Exercise requirements: Locate the lines that hold the string "matplotlib". Copy every such line.

[begin Collected material]

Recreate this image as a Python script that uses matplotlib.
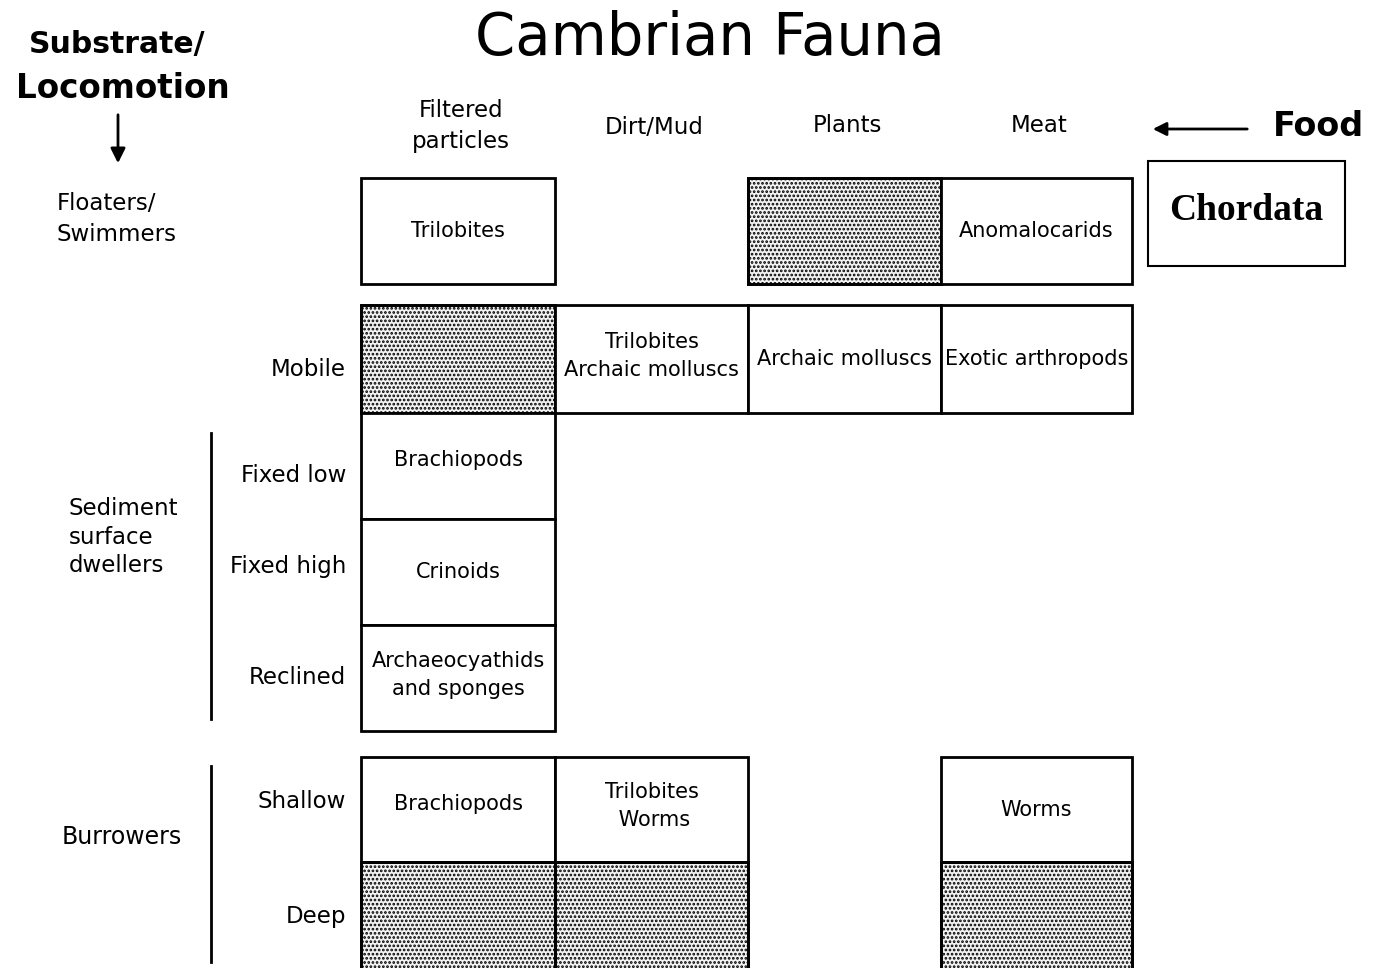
import matplotlib.pyplot as plt
from matplotlib.patches import Rectangle
import matplotlib as mpl

# food columns and substrate rows
food = ["Filtered\nparticles", "Dirt/Mud", "Plants", "Meat"]
habits = ["Floaters/\nSwimmers", "Mobile", "Fixed low", "Fixed high",
          "Reclined", "Shallow", "Deep"]
groups = ["Sediment\nsurface\ndwellers", "Burrowers"]

# (row, col, label, shaded)
cells = [
    (0, 0, "Trilobites", False),
    (0, 2, "", True),
    (0, 3, "Anomalocarids", False),
    (1, 0, "", True),
    (1, 1, "Trilobites\nArchaic molluscs", False),
    (1, 2, "Archaic molluscs", False),
    (1, 3, "Exotic arthropods", False),
    (2, 0, "Brachiopods", False),
    (3, 0, "Crinoids", False),
    (4, 0, "Archaeocyathids\nand sponges", False),
    (5, 0, "Brachiopods", False),
    (5, 1, "Trilobites\n Worms", False),
    (5, 3, "Worms", False),
    (6, 0, "", True),
    (6, 1, "", True),
    (6, 3, "", True),
]

# layout (pixels)
W, H = 1379, 968
col_x = [361, 555, 748, 941, 1132]
row_y = [(178, 284), (305, 413), (413, 519), (519, 625), (625, 731),
         (757, 862), (862, 980)]

mpl.rcParams['hatch.linewidth'] = 1.3
mpl.rcParams['hatch.color'] = '#555555'
fig = plt.figure(figsize=(W / 100, H / 100), dpi=100)
ax = fig.add_axes([0, 0, 1, 1])
ax.set_xlim(0, W)
ax.set_ylim(H, 0)
ax.axis('off')

font = 'DejaVu Sans'

for r, c, label, shaded in cells:
    y0, y1 = row_y[r]
    x0, x1 = col_x[c], col_x[c + 1]
    if shaded:
        ax.add_patch(Rectangle((x0, y0), x1 - x0, y1 - y0, facecolor='#f2f2f2',
                               edgecolor='black', hatch='....', lw=2))
        ax.add_patch(Rectangle((x0, y0), x1 - x0, y1 - y0, facecolor='none',
                               edgecolor='black', lw=2))
    else:
        ax.add_patch(Rectangle((x0, y0), x1 - x0, y1 - y0, facecolor='white',
                               edgecolor='black', lw=2))
    if label:
        yt = (y0 + y1) / 2
        if r in (2, 5) and c == 0:
            yt -= 6
        elif '\n' in label:
            yt -= 3
        ax.text((x0 + x1) / 2, yt, label, ha='center', va='center',
                fontsize=15, family=font, linespacing=1.5)

# column headers
head_y = [126, 128, 126, 126]
for i, lab in enumerate(food):
    ax.text((col_x[i] + col_x[i + 1]) / 2 + 3, head_y[i], lab, ha='center', va='center',
            fontsize=16.5, family=font, linespacing=1.42)

# row labels
ax.text(57, 219, habits[0], ha='left', va='center', fontsize=16.5, family=font,
        linespacing=1.42)
label_y = [None, 369, 475, 567, 678, 802, 916]
for i in range(1, len(habits)):
    ax.text(346, label_y[i], habits[i], ha='right', va='center', fontsize=16.5,
            family=font)

ax.text(69, 537, groups[0], ha='left', va='center', fontsize=16.5, family=font,
        linespacing=1.33)
ax.text(122, 837, groups[1], ha='center', va='center', fontsize=17, family=font)

# brackets
ax.plot([211, 211], [433, 719], color='black', lw=2)
ax.plot([211, 211], [766, 962], color='black', lw=2)

# titles
ax.text(710, 39, "Cambrian Fauna", ha='center', va='center', fontsize=41.5, family=font)
ax.text(117, 45, "Substrate/", ha='center', va='center', fontsize=21.5,
        family=font, weight='bold')
ax.text(123, 88, "Locomotion", ha='center', va='center', fontsize=23.5,
        family=font, weight='bold')
ax.annotate("", xy=(118, 166), xytext=(118, 112),
            arrowprops=dict(arrowstyle='-|>', color='black', lw=2, mutation_scale=22))

ax.text(1318, 127, "Food", ha='center', va='center', fontsize=24,
        family=font, weight='bold')
ax.annotate("", xy=(1150, 129), xytext=(1250, 129),
            arrowprops=dict(arrowstyle='-|>', color='black', lw=2, mutation_scale=20))

# chordata box
ax.add_patch(Rectangle((1148, 161), 197, 105, facecolor='white', edgecolor='black', lw=1.5))
ax.text(1246, 210, "Chordata", ha='center', va='center', fontsize=27,
        family='Liberation Serif', weight='bold')

fig.savefig('out.png', dpi=100)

[end Collected material]

Reply:
Recreate this image as a Python script that uses matplotlib.
import matplotlib.pyplot as plt
from matplotlib.patches import Rectangle
import matplotlib as mpl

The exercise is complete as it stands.